Le racisme et la discrimination au Québec peuvent être analysés dans tous les sens, comme on le voit cette semaine. Encore faudrait-il tenir compte du fait que, dans la vraie vie, Québécois de souche et communautés culturelles se côtoient peu. D'où sans doute le grand malaise des enfants d'immigrants, un paradoxe qu'on commence tout juste à documenter.
Sans aucun lien avec les opérations médiatiques qui ont cours depuis le début du mois, l'Institut de recherche en politiques publiques (IRPP) a rendu publique la semaine dernière une analyse fort intéressante menée par deux chercheurs de l'Université de Toronto sur l'inégalité raciale. Leur base de travail: l'Enquête sur la diversité ethnique menée par Statistique Canada en 2002 auprès de... 41695 personnes, chacune interrogée pendant 35 à 45 minutes. On est loin du sondage éclair!
La grande révélation de cette enquête est que, si toutes les minorités visibles subissent de la discrimination, ce sont leurs enfants qui s'en disent le plus victimes, même s'ils sont nés au Canada, même s'ils ont été scolarisés ici. Ou plutôt parce qu'ils sont nés au Canada, parce qu'ils ont été scolarisés ici! De ce fait, ils s'attendent à être partie prenante de cette société. Or, même en ayant un emploi et quels que soient leurs revenus, ils ont bien du mal à y arriver, selon les chercheurs de Toronto.
Le problème n'est pas économique, mais tient plutôt à la «distance sociale» que les Canadiens, en général, maintiennent à l'égard des minorités, particulièrement les minorités visibles. Et c'est comme si à la longue, cette attitude usait le désir d'un jeune Noir, Arabe ou Asiatique de s'identifier à la majorité. À quoi bon, si c'est pour finir par se faire dire: «Retourne chez vous si t'es pas content», alors que le «chez vous» en question est bel et bien Montréal, Vancouver ou Toronto?
Le gouvernement du Québec, qui prépare une politique de lutte contre le racisme et la discrimination, n'a pas poussé l'analyse aussi loin que l'IRPP, mais il cite aussi l'enquête de Statistique Canada dans son document de consultation.

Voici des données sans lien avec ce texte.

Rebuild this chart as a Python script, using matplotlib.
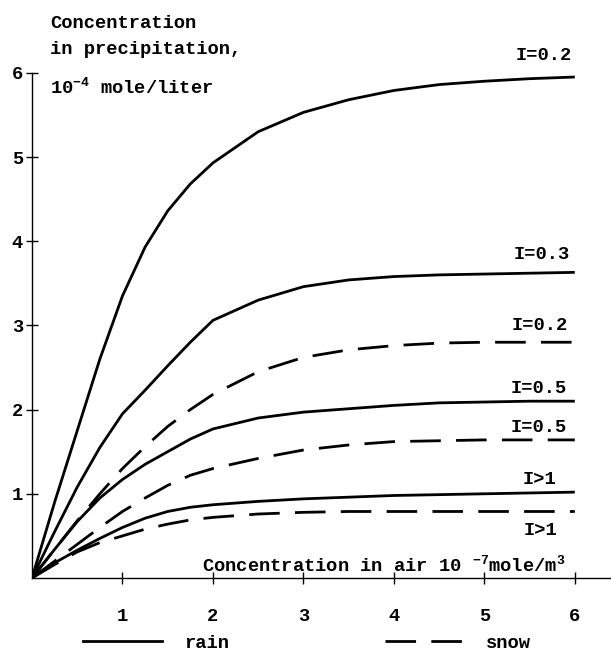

Il y est précisé que ce rejet ressenti par les enfants d'immigrés, également observé au Québec, contribue au développement de ghettos -- ce qui accentue la césure avec les «Québécois de souche».
Ce qu'il faut toutefois ajouter, c'est que ces ghettos ne résument pas toute l'expérience immigrante. Une tragédie familiale survenue il y a quelques mois dans une banlieue cossue de Toronto, où un père d'origine asiatique avait abattu sa famille avant de se suicider, a jeté la lumière sur le sentiment d'isolement que ressentent parfois les immigrants. Combien sont-ils, une fois rentrés du boulot (auquel les femmes n'ont même pas accès!), à vivre retranchés dans leur jolie maison du grand rêve américain?
À cette solitude répond par ailleurs la rareté de leurs représentants dans l'espace public, et une absence identitaire. Comme le dit si justement le document québécois: «Sur le plan symbolique, les communautés culturelles sont exclues de l'imaginaire collectif. Pourtant [...] l'immigration de gens de diverses origines a joué un rôle non négligeable dans la fondation et l'histoire du Québec.»
Ce langage, on le voit, rompt avec l'image, qui depuis peu tend à se dégager, d'un Québec mené par le bout du nez par ses minorités, dont il faudrait, au choix, un peu, beaucoup, passionnément se méfier. Ce langage est pourtant le plus réaliste. Il faut donc saluer le fait que la politique que le gouvernement Charest est en voie d'élaborer repose sur le soutien à donner aux communautés plutôt que sur la grande dénonciation, à la Mario Dumont, de l'«aplaventrisme» des Québécois. Car, au-delà de quelques dérives, nous en sommes encore à apprendre comment vivre ensemble.